Creating lactation rooms, designating special parking spaces and offering flexible parental leave policies are among the steps some companies in Texas have taken to make working conditions easier for pregnant employees. Nevertheless, discrimination against women who are expecting or those who’ve recently returned to work following childbirth remains a widespread problem in the workplace. Several years of studies suggest that once this type of bias is triggered, it can be very significant and impactful.
In some situations involving pregnancy-related workplace discrimination, mothers-to-be are overlooked for promotions or denied pay raises. Some employers or supervisors refuse to allow pregnant employees in physically demanding jobs to take additional breaks or bring an extra snack or bottled water with them to the job site.
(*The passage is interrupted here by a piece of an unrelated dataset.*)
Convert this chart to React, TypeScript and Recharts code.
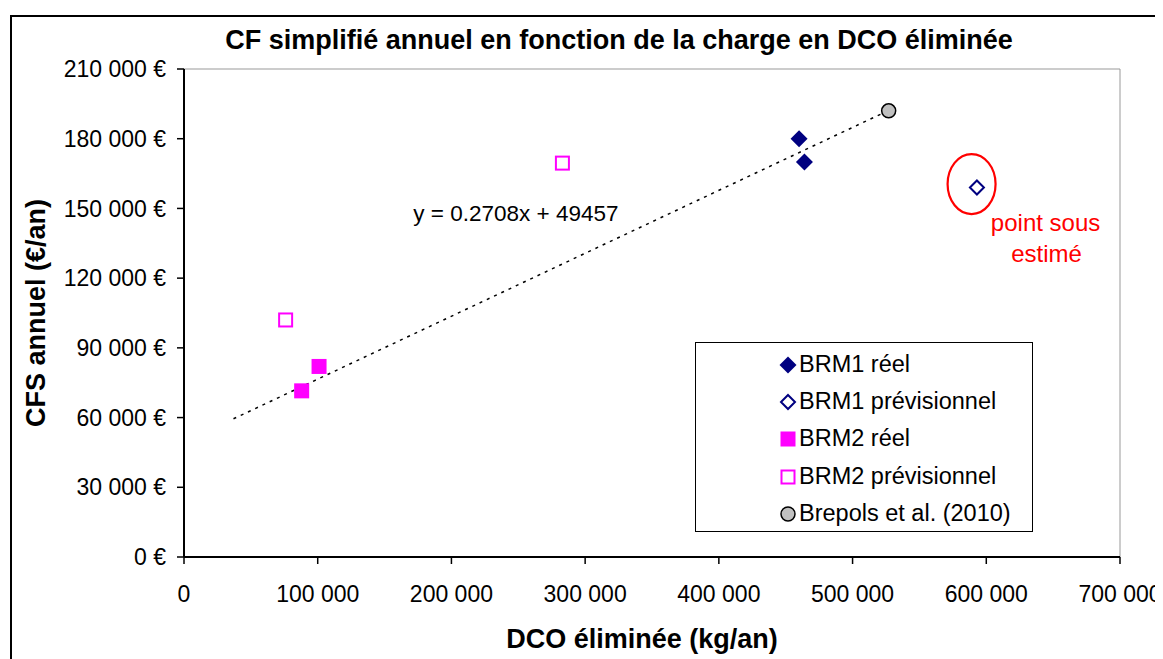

Managers may also refuse to modify job duties, and complaining about such circumstances sometimes results in termination.
In regard to wages, research suggests that each child reduces a woman’s hourly earnings by an average of 4 percent. New fathers, on the other hand, benefit from a 6 percent earnings increase. While some women purposely decide not to return to work after giving birth, those who do sometimes experience a demotion or reduction in hours or salary rates. Despite pregnancy discrimination being addressed by the 1978 Pregnancy Discrimination Act that amends the 1964 Civil Rights Act, the number of cases of this nature is at an all-time high.
Existing laws require employers to make the same accommodations for pregnant workers that they would for other workers with temporary disabilities. Pregnant women must also be given the same consideration for employment or promotions as other individuals. When this type of discrimination is suspected, even when it’s more subtle and less overt, an employee rights attorney can determine available legal options. A lawyer may also look for patterns that suggest an employer has discriminated against other women in similar situations.